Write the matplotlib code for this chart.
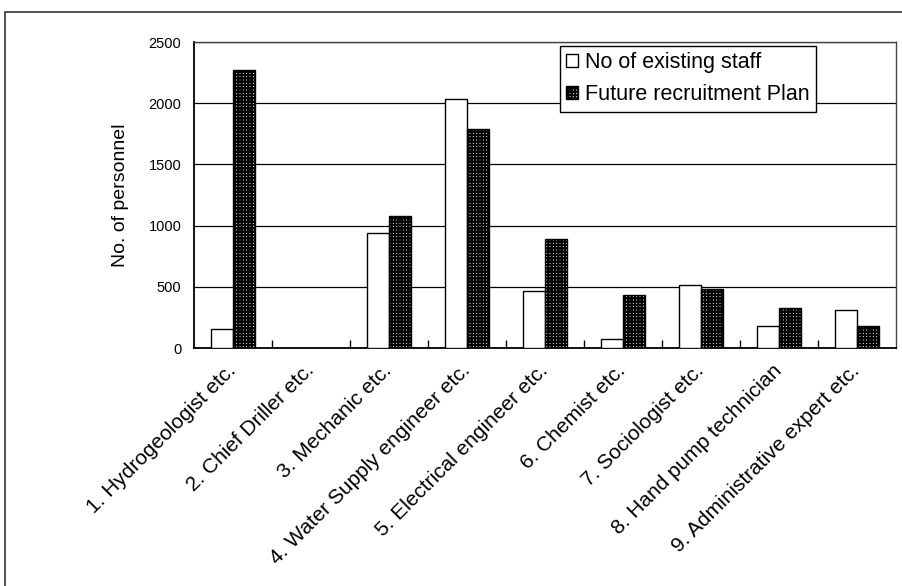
import matplotlib

matplotlib.use("Agg")
import matplotlib.pyplot as plt
import numpy as np
from matplotlib.patches import Rectangle

plt.rcParams["font.family"] = ["Liberation Sans", "DejaVu Sans"]
plt.rcParams["hatch.linewidth"] = 1.6

categories = [
    "1. Hydrogeologist etc.",
    "2. Chief Driller etc.",
    "3. Mechanic etc.",
    "4. Water Supply engineer etc.",
    "5. Electrical engineer etc.",
    "6. Chemist etc.",
    "7. Sociologist etc.",
    "8. Hand pump technician",
    "9. Administrative expert etc.",
]
existing_staff = [155, 0, 937, 2032, 468, 71, 515, 180, 310]
future_plan = [2271, 0, 1081, 1789, 888, 433, 482, 324, 180]

fig = plt.figure(figsize=(9.03, 5.86), dpi=100)
ax = fig.add_axes([0.2148, 0.4061, 0.7775, 0.5222])

x = np.arange(len(categories))
w = 0.28
ax.bar(x - w / 2, existing_staff, w, color="white", edgecolor="black",
       linewidth=1.0, label="No of existing staff", zorder=3)
ax.bar(x + w / 2, future_plan, w, color="white", edgecolor="black",
       hatch="+++++", linewidth=1.0, label="Future recruitment Plan", zorder=3)

ax.set_xlim(-0.5, len(categories) - 0.5)
ax.set_ylim(0, 2500)
ax.set_yticks(np.arange(0, 2501, 500))
ax.yaxis.grid(True, color="black", linewidth=0.9, zorder=1)
ax.set_axisbelow(True)
ax.tick_params(axis="y", length=0, pad=9, labelsize=10.5)

# labels sit under each group, tick marks go on the group boundaries
ax.set_xticks(x)
ax.set_xticklabels(categories, rotation=45, ha="right", va="center",
                   rotation_mode="anchor", fontsize=15)
ax.tick_params(axis="x", which="major", length=0, pad=14)
ax.set_xticks(np.arange(0.5, len(categories) - 0.5), minor=True)
ax.tick_params(axis="x", which="minor", direction="in", length=6,
               width=1.0, color="black")

ax.set_ylabel("No. of personnel", fontsize=14, labelpad=14)

for side in ("left", "bottom"):
    ax.spines[side].set_color("black")
    ax.spines[side].set_linewidth(1.3)
for side in ("top", "right"):
    ax.spines[side].set_color("#444444")
    ax.spines[side].set_linewidth(1.0)

leg = ax.legend(loc="upper left", bbox_to_anchor=(0.521, 0.987), fontsize=15.5,
                frameon=True, fancybox=False, framealpha=1, edgecolor="black",
                handlelength=0.55, handleheight=0.55, handletextpad=0.3,
                borderpad=0.3, labelspacing=0.5, borderaxespad=0)
leg.get_frame().set_linewidth(1.0)
leg.set_zorder(5)

# chart-area border running off the right and bottom edges
fig.patches.append(Rectangle((5 / 903, -0.1), 1.2, 574 / 586 + 0.1,
                             transform=fig.transFigure, fill=False,
                             edgecolor="#333333", linewidth=1.2))

fig.savefig("out.png", dpi=100)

● ● ●

▶ [Objective] Return the listing above word for word, with the pictures removed.

▶ [Solution for this task]
Write the matplotlib code for this chart.
import matplotlib

matplotlib.use("Agg")
import matplotlib.pyplot as plt
import numpy as np
from matplotlib.patches import Rectangle

plt.rcParams["font.family"] = ["Liberation Sans", "DejaVu Sans"]
plt.rcParams["hatch.linewidth"] = 1.6

categories = [
    "1. Hydrogeologist etc.",
    "2. Chief Driller etc.",
    "3. Mechanic etc.",
    "4. Water Supply engineer etc.",
    "5. Electrical engineer etc.",
    "6. Chemist etc.",
    "7. Sociologist etc.",
    "8. Hand pump technician",
    "9. Administrative expert etc.",
]
existing_staff = [155, 0, 937, 2032, 468, 71, 515, 180, 310]
future_plan = [2271, 0, 1081, 1789, 888, 433, 482, 324, 180]

fig = plt.figure(figsize=(9.03, 5.86), dpi=100)
ax = fig.add_axes([0.2148, 0.4061, 0.7775, 0.5222])

x = np.arange(len(categories))
w = 0.28
ax.bar(x - w / 2, existing_staff, w, color="white", edgecolor="black",
       linewidth=1.0, label="No of existing staff", zorder=3)
ax.bar(x + w / 2, future_plan, w, color="white", edgecolor="black",
       hatch="+++++", linewidth=1.0, label="Future recruitment Plan", zorder=3)

ax.set_xlim(-0.5, len(categories) - 0.5)
ax.set_ylim(0, 2500)
ax.set_yticks(np.arange(0, 2501, 500))
ax.yaxis.grid(True, color="black", linewidth=0.9, zorder=1)
ax.set_axisbelow(True)
ax.tick_params(axis="y", length=0, pad=9, labelsize=10.5)

# labels sit under each group, tick marks go on the group boundaries
ax.set_xticks(x)
ax.set_xticklabels(categories, rotation=45, ha="right", va="center",
                   rotation_mode="anchor", fontsize=15)
ax.tick_params(axis="x", which="major", length=0, pad=14)
ax.set_xticks(np.arange(0.5, len(categories) - 0.5), minor=True)
ax.tick_params(axis="x", which="minor", direction="in", length=6,
               width=1.0, color="black")

ax.set_ylabel("No. of personnel", fontsize=14, labelpad=14)

for side in ("left", "bottom"):
    ax.spines[side].set_color("black")
    ax.spines[side].set_linewidth(1.3)
for side in ("top", "right"):
    ax.spines[side].set_color("#444444")
    ax.spines[side].set_linewidth(1.0)

leg = ax.legend(loc="upper left", bbox_to_anchor=(0.521, 0.987), fontsize=15.5,
                frameon=True, fancybox=False, framealpha=1, edgecolor="black",
                handlelength=0.55, handleheight=0.55, handletextpad=0.3,
                borderpad=0.3, labelspacing=0.5, borderaxespad=0)
leg.get_frame().set_linewidth(1.0)
leg.set_zorder(5)

# chart-area border running off the right and bottom edges
fig.patches.append(Rectangle((5 / 903, -0.1), 1.2, 574 / 586 + 0.1,
                             transform=fig.transFigure, fill=False,
                             edgecolor="#333333", linewidth=1.2))

fig.savefig("out.png", dpi=100)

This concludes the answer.